A linelock is a valve that is installed in the brake line. It is normally open for normal braking, and can be closed to keep the line pressure at the brake calipers or shoes. To lock the brakes, you press down the pedal, engage the linelock, and when the pedal is released the brakes stay on. Disengage the linelock and the brakes release. In the closed position it's really a one way valve, so the linelock can be engaged first then the brakes pressed.

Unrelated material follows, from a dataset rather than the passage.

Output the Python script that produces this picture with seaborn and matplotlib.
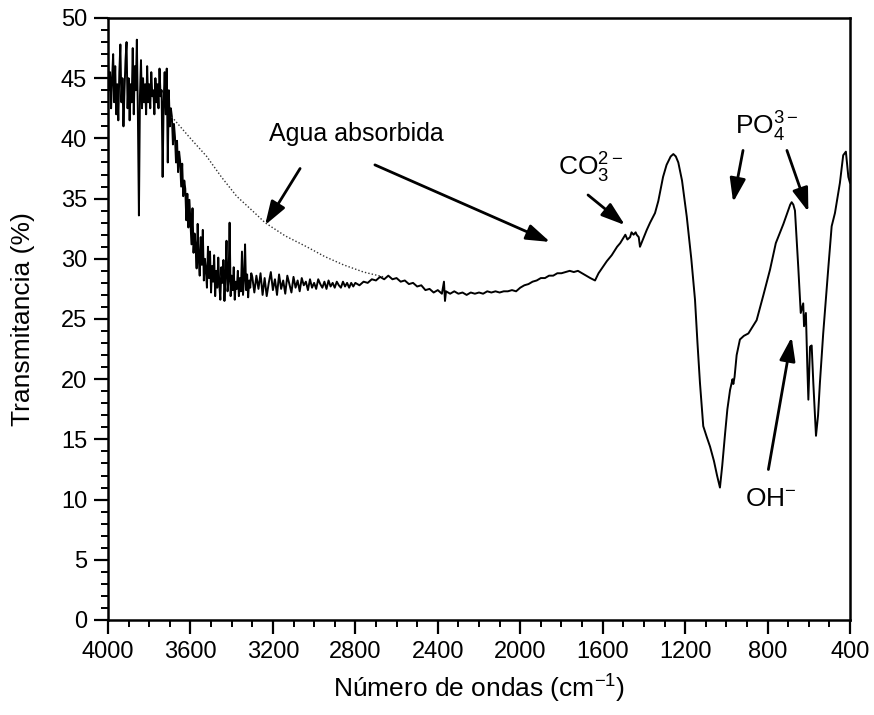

This makes for a very strong temporary parking brake. I say temporary for two reasons: 1) a fluid leak which may be too small to notice on normal braking will end up releasing the brakes. 2) some electric linelocks aren't designed to be continously on and the coil may overheat. The instructions even warn to not use it for more than a minute. These are afterall designed for racecars to do burnouts. But it's still great when you're on a steep hill or rocks and need to get out for a quick check of your truck or the trail.
Well on to the installation.
Most of the units I've seen are electrical which makes for easy installation. I've heard of mechanical units, but I didn't want to run brake lines inside the cab. I got a TCI RollStop at a local speed shop for $160 CDN. It came with an inline fuse holder and temporary pushbutton switch, both of which I didn't use as I have my own additional fuse pannel for new accessories and I needed a non-temporary switch that would stay on.

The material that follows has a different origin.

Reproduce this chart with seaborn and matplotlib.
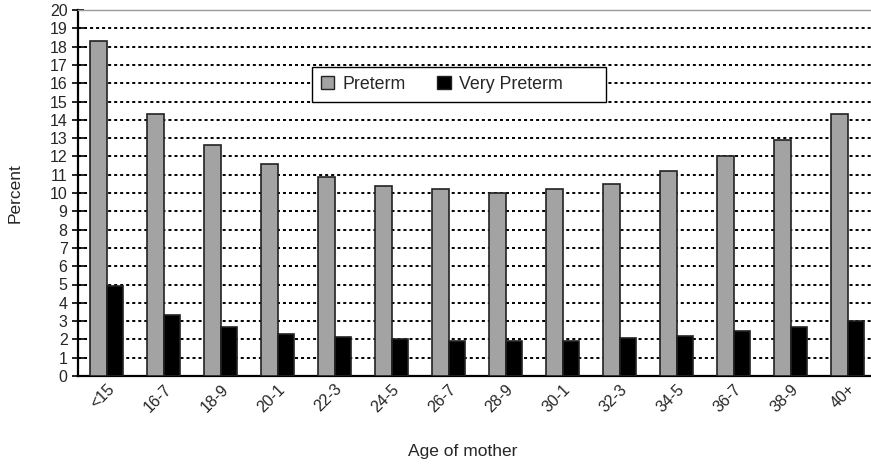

I started with the dirty work of installing the linelock. Since it only operates on one line, I had to decide on either the front or back brakes. Since the front brakes are bigger and stronger, that's where I wanted it. A note of caution, this should be installed after the proportioning valve, but on some vehicles like mine, the prop-valve doubles as a T for the front brake lines. Unless you want to use the linelock on only one wheel, you need to plug one hole on the prop-valve, run the other line through the linelock, and install a T after it.
The plugged connection on the end is normally used for one caliper.

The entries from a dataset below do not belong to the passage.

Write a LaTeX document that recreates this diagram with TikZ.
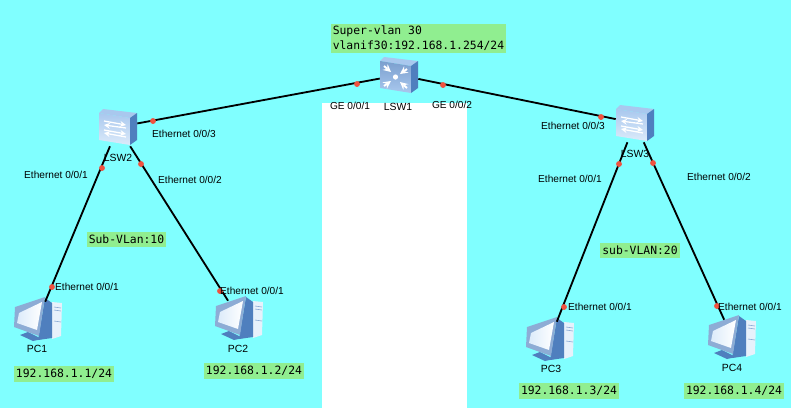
\documentclass[tikz,border=0pt]{standalone}
\usepackage{fontspec}
\setmainfont{Liberation Sans}
\newfontfamily\vlanfont{DejaVu Sans Mono}
\definecolor{backcyan}{HTML}{80FFFF}
\definecolor{notegreen}{HTML}{90EE90}
\definecolor{portred}{HTML}{F0523F}
\definecolor{iconblue}{HTML}{4F7FBE}
\definecolor{iconlight}{HTML}{A9C8EE}
\definecolor{iconpale}{HTML}{DCEBFA}
\newcommand{\swbody}[2]{
  \fill[iconlight] (-15,-18) -- (19,-14) -- (12,-9) -- (-19,-14) -- cycle;
  \shade[top color=#1,bottom color=#2] (-19,-14) -- (12,-9) -- (12,18) -- (-19,13) -- cycle;
  \fill[iconblue] (12,-9) -- (19,-14) -- (19,13) -- (12,18) -- cycle;
}
\tikzset{
  >=stealth,
  swnode/.style={minimum width=38*0.025cm,minimum height=38*0.025cm,inner sep=0},
  pcnode/.style={minimum width=34*0.025cm,minimum height=34*0.025cm,inner sep=0},
  portdot/.style={circle,fill=portred,minimum size=4.2pt,inner sep=0},
  lbl/.style={font=\fontsize{7.2}{8.5}\selectfont,inner sep=0},
  devlbl/.style={font=\fontsize{7.4}{8.5}\selectfont,inner sep=0},
  note/.style={fill=notegreen,font=\vlanfont\fontsize{8.1}{10.6}\selectfont,inner sep=0},
  link/.style={line width=1.3pt},
  pics/lswicon/.style={code={
    \swbody{iconlight}{iconpale}
    \draw[white,line width=0.9pt,->] (-14,-6) -- (8,-2);
    \draw[white,line width=0.9pt,->] (8,1) -- (-14,-2);
    \draw[white,line width=0.9pt,->] (-14,3) -- (8,7);
    \draw[white,line width=0.9pt,->] (8,10) -- (-14,6);
  }},
  pics/coreicon/.style={code={
    \swbody{iconblue!75!white}{iconlight}
    \fill[white] (-3.5,2) circle (2.6);
    \draw[white,line width=1.4pt,->] (-15,-9) -- (-8,-3);
    \draw[white,line width=1.4pt,->] (8,-6) -- (1,-1);
    \draw[white,line width=1.4pt,->] (-15,11) -- (-8,6);
    \draw[white,line width=1.4pt,->] (8,13) -- (1,7);
  }},
  pics/pcicon/.style={code={
    % tower, stand, back of the monitor, frame, screen
    \fill[iconpale!70!white] (14,-17) -- (24,-16) -- (23,17) -- (14,20) -- cycle;
    \draw[iconblue!70!white,line width=0.4pt] (16,-12) -- (23,-11) (16,-9) -- (23,-8) (16,2) -- (23,3);
    \fill[iconblue] (-18,16) -- (-10,13) -- (4,20) -- (-5,22) -- cycle;
    \fill[iconblue] (7,-21) -- (14,-16) -- (14,19) -- (0,21) -- cycle;
    \fill[iconblue!65!white] (-23,-12) -- (7,-22) -- (1,17) -- (-24,8) -- cycle;
    \shade[left color=iconpale,right color=white] (-19,-6) -- (4,-17) -- (-1,11) -- (-21,4) -- cycle;
  }},
}
\begin{document}
\begin{tikzpicture}[x=0.025cm,y=-0.025cm]
\useasboundingbox (0,0) rectangle (791,410);
\fill[backcyan] (0,0) rectangle (791,410);
\fill[white] (322,103) rectangle (467,410);
\fill[white] (0,408) rectangle (791,410);
% devices
\node[swnode] (lsw1) at (399,75) {};
\node[swnode] (lsw2) at (118,127) {};
\node[swnode] (lsw3) at (635,123) {};
\node[pcnode] (pc1) at (38,319) {};
\node[pcnode] (pc2) at (239,318) {};
\node[pcnode] (pc3) at (550,339) {};
\node[pcnode] (pc4) at (732,337) {};
\pic at (pc1) {pcicon};
\pic at (pc2) {pcicon};
\pic at (pc3) {pcicon};
\pic at (pc4) {pcicon};
% links
\draw[link] (lsw1) -- (lsw2);
\draw[link] (lsw1) -- (lsw3);
\draw[link] (lsw2) -- (pc1);
\draw[link] (lsw2) -- (pc2);
\draw[link] (lsw3) -- (pc3);
\draw[link] (lsw3) -- (pc4);
\pic at (lsw1) {coreicon};
\pic at (lsw2) {lswicon};
\pic at (lsw3) {lswicon};
% port dots
\node[portdot] (d1) at (357,84) {};
\node[portdot] (d2) at (443,85) {};
\node[portdot] (d3) at (153,121) {};
\node[portdot] (d4) at (601,117) {};
\node[portdot] (d5) at (102,168) {};
\node[portdot] (d6) at (141,164) {};
\node[portdot] (d7) at (619,164) {};
\node[portdot] (d8) at (653,163) {};
\node[portdot] (d9) at (52,287) {};
\node[portdot] (d10) at (220,291) {};
\node[portdot] (d11) at (564,307) {};
\node[portdot] (d12) at (717,306) {};
% port names
\node[lbl] (ge1) at (350,106) {GE 0/0/1};
\node[lbl] (ge2) at (452,105) {GE 0/0/2};
\node[lbl] (e23) at (184,134) {Ethernet 0/0/3};
\node[lbl] (e21) at (56,175) {Ethernet 0/0/1};
\node[lbl] (e22) at (190,180) {Ethernet 0/0/2};
\node[lbl] (e33) at (573,126) {Ethernet 0/0/3};
\node[lbl] (e31) at (570,179) {Ethernet 0/0/1};
\node[lbl] (e32) at (719,177) {Ethernet 0/0/2};
\node[lbl] (e1) at (87,287) {Ethernet 0/0/1};
\node[lbl] (e2) at (252,291) {Ethernet 0/0/1};
\node[lbl] (e3) at (600,307) {Ethernet 0/0/1};
\node[lbl] (e4) at (750,307) {Ethernet 0/0/1};
% device names
\node[devlbl] (n1) at (398,107) {LSW1};
\node[devlbl] (n2) at (118,158) {LSW2};
\node[devlbl] (n3) at (635,154) {LSW3};
\node[devlbl] (n4) at (37,349) {PC1};
\node[devlbl] (n5) at (238,349) {PC2};
\node[devlbl] (n6) at (551,369) {PC3};
\node[devlbl] (n7) at (732,368) {PC4};
% green notes
\node[note,minimum width=175*0.025cm,minimum height=29*0.025cm,align=left] (super) at (418.5,38.5) {Super-vlan 30\\vlanif30:192.168.1.254/24};
\node[note,minimum width=79*0.025cm,minimum height=15*0.025cm] (sub1) at (126.5,239.5) {Sub-VLan:10};
\node[note,minimum width=80*0.025cm,minimum height=15*0.025cm] (sub2) at (640,250.5) {sub-VLAN:20};
\node[note,minimum width=100*0.025cm,minimum height=16*0.025cm] (ip1) at (64,374) {192.168.1.1/24};
\node[note,minimum width=100*0.025cm,minimum height=16*0.025cm] (ip2) at (254,371) {192.168.1.2/24};
\node[note,minimum width=100*0.025cm,minimum height=16*0.025cm] (ip3) at (569,391) {192.168.1.3/24};
\node[note,minimum width=100*0.025cm,minimum height=16*0.025cm] (ip4) at (734,391) {192.168.1.4/24};
\end{tikzpicture}
\end{document}
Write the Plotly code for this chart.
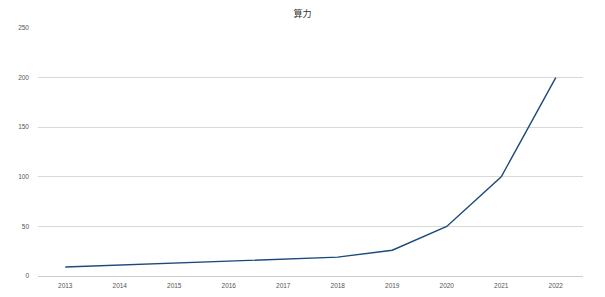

I had already done this to have a brake line setup similar to the rear with the T on the axle so it wasn't a problem. But I did have to buy an extra 12" piece of line to go between the prop-valve and linelock. The linelock has pipe thread holes so you need to get adapters to mate with your brake lines. The ones I got were called "Inverted Flare Male Connectors" for 1/8" pipe (linelock side) and 3/16" tube (brake line).
I installed a one pin connector to the red wire and a round eye terminal to the black. I attached the unit to the fender using the supplied sheet metal screws, first drilling 3/16" pilot holes. The one screw is also used for the ground terminal of the unit. Note that due to the one way valve operation there's in/master and out/brake connections. I removed the line from the prop-valve and pluged the hole to prevent fluid loss so I could take my time bending the original tube to plug to the bottom of the linelock. I then bent the new tube to fit from the master to the linelock, removed the (2nd) plug on the prop-valve and installed the line. A bit of brake bleeding and the worse was done.
I got a push-pull switch from Canadian Tire as it's very difficult to turn on by mistake, and also not too easy to flick off by mistake like a toggle switch. So I don't forget it on and drive away, I got a very bright red light from Radio Shack.
For the switch I needed constant 12V. Like I said earlier I have an extra fuse panel connected direct to the battery so used it. It is best to connect to the battery and not go through other fuses as their failure will release the linelock. This wire is connected to the switch and on the other terminal I connected a wire to the linelock and the light. The ligh is also connected to a close ground point in the dash.
I like to have connectors on my dash mounted switches and lights, this makes it easier to remove dash panels and not have them dangling by the wires. The red connector you see in the picture I bought a long time ago from a hobby shop. They were sold for radio control car battery connections and called Deans Connectors. They're very good connectors, but I don't know if they are sold anymore, I just have a stash I keep picking from. Radio Shack and other electronic component stores have connectors with any number of connections.
Finally I drilled two 1/2" holes in the dash and installed the switch and light. All done.